*Work instructions:* Gather the lines below that include the string "this", copying each in full.

*Input rows:*

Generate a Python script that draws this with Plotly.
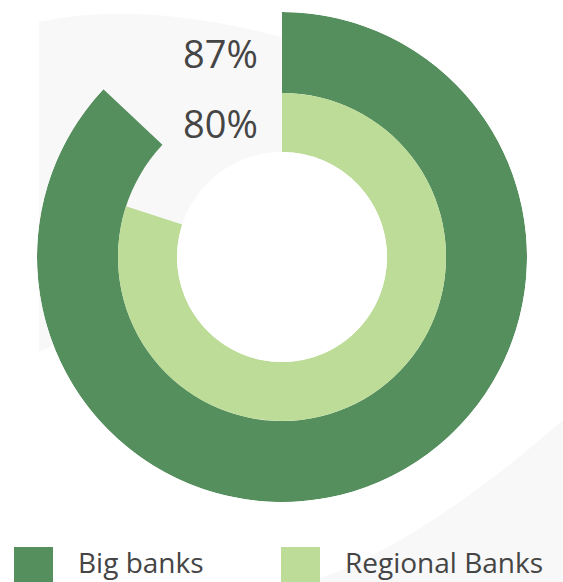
import plotly.graph_objects as go

# ---- data ----
series_names = ["Big banks", "Regional Banks"]
series_values = [87, 80]
series_colors = ["#568f5e", "#bcdc97"]

W, H = 563, 582
CX, CY = 282, 257          # ring centre (px)
R_OUT = 245
R_MID = 164
R_IN = 105
FONT = "Open Sans"
TXT = "#454545"
GRAY = "#f8f8f8"


def px(x):
    return x / W


def py(y):
    return 1 - y / H


fig = go.Figure()

ring_bounds = [(R_MID, R_OUT), (R_IN, R_MID)]
for name, val, col, (b0, b1) in zip(series_names, series_values, series_colors, ring_bounds):
    span = val / 100 * 360
    fig.add_trace(go.Barpolar(
        r=[b1 - b0], base=[b0], theta=[span / 2], width=[span],
        name=name, marker=dict(color=col, line=dict(width=0)),
        showlegend=False, hoverinfo="name",
    ))

shapes = []
# light grey decorative background areas
shapes.append(dict(type="path", xref="paper", yref="paper", layer="below",
                   path=f"M {px(39)},{py(22)} Q {px(140)},{py(0)} {px(282)},{py(37)} "
                        f"L {px(300)},{py(230)} L {px(39)},{py(352)} Z",
                   fillcolor=GRAY, line=dict(width=0)))
shapes.append(dict(type="path", xref="paper", yref="paper", layer="below",
                   path=f"M {px(563)},{py(420)} Q {px(420)},{py(545)} {px(310)},{py(582)} "
                        f"L {px(563)},{py(582)} Z",
                   fillcolor=GRAY, line=dict(width=0)))
# white centre hole
shapes.append(dict(type="circle", xref="paper", yref="paper", layer="below",
                   x0=px(CX - R_IN), x1=px(CX + R_IN), y0=py(CY + R_IN), y1=py(CY - R_IN),
                   fillcolor="white", line=dict(width=0)))

annotations = []
# value labels, left aligned at the middle of each ring
for val, (b0, b1) in zip(series_values, ring_bounds):
    ymid = CY - (b0 + b1) / 2
    annotations.append(dict(text=f"{val}%", x=px(181), y=py(ymid), xref="paper", yref="paper",
                            xanchor="left", yanchor="middle", showarrow=False,
                            font=dict(family=FONT, size=38, color=TXT)))

# manual legend
legend_x = [14, 281]
for name, col, lx in zip(series_names, series_colors, legend_x):
    shapes.append(dict(type="rect", xref="paper", yref="paper",
                       x0=px(lx), x1=px(lx + 39), y0=py(587), y1=py(547),
                       fillcolor=col, line=dict(width=0)))
    annotations.append(dict(text=name, x=px(lx + 62), y=py(562), xref="paper", yref="paper",
                            xanchor="left", yanchor="middle", showarrow=False,
                            font=dict(family=FONT, size=28, color=TXT)))

fig.update_layout(
    width=W, height=H,
    margin=dict(l=0, r=0, t=0, b=0),
    paper_bgcolor="white", plot_bgcolor="white",
    showlegend=False,
    shapes=shapes, annotations=annotations,
    polar=dict(
        domain=dict(x=[px(CX - R_OUT), px(CX + R_OUT)], y=[py(CY + R_OUT), py(CY - R_OUT)]),
        bgcolor="rgba(0,0,0,0)",
        hole=R_IN / R_OUT,
        radialaxis=dict(range=[R_IN, R_OUT], visible=False, showgrid=False),
        angularaxis=dict(rotation=90, direction="clockwise", visible=False, showgrid=False),
        barmode="overlay",
    ),
)

fig.write_html("out.html")
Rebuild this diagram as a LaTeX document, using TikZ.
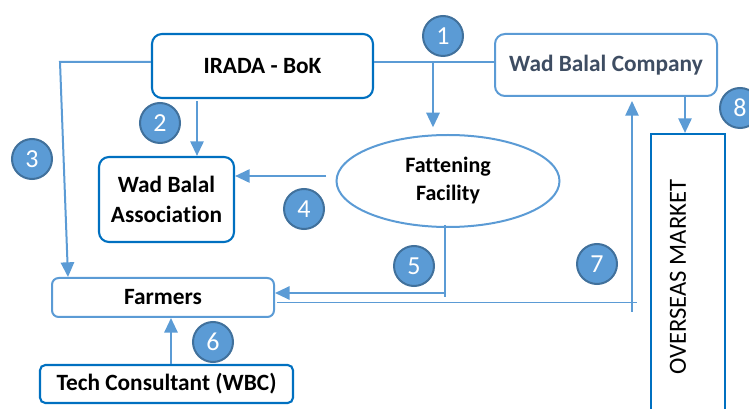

*Correct answer:*
Generate a Python script that draws this with Plotly.
Rebuild this diagram as a LaTeX document, using TikZ.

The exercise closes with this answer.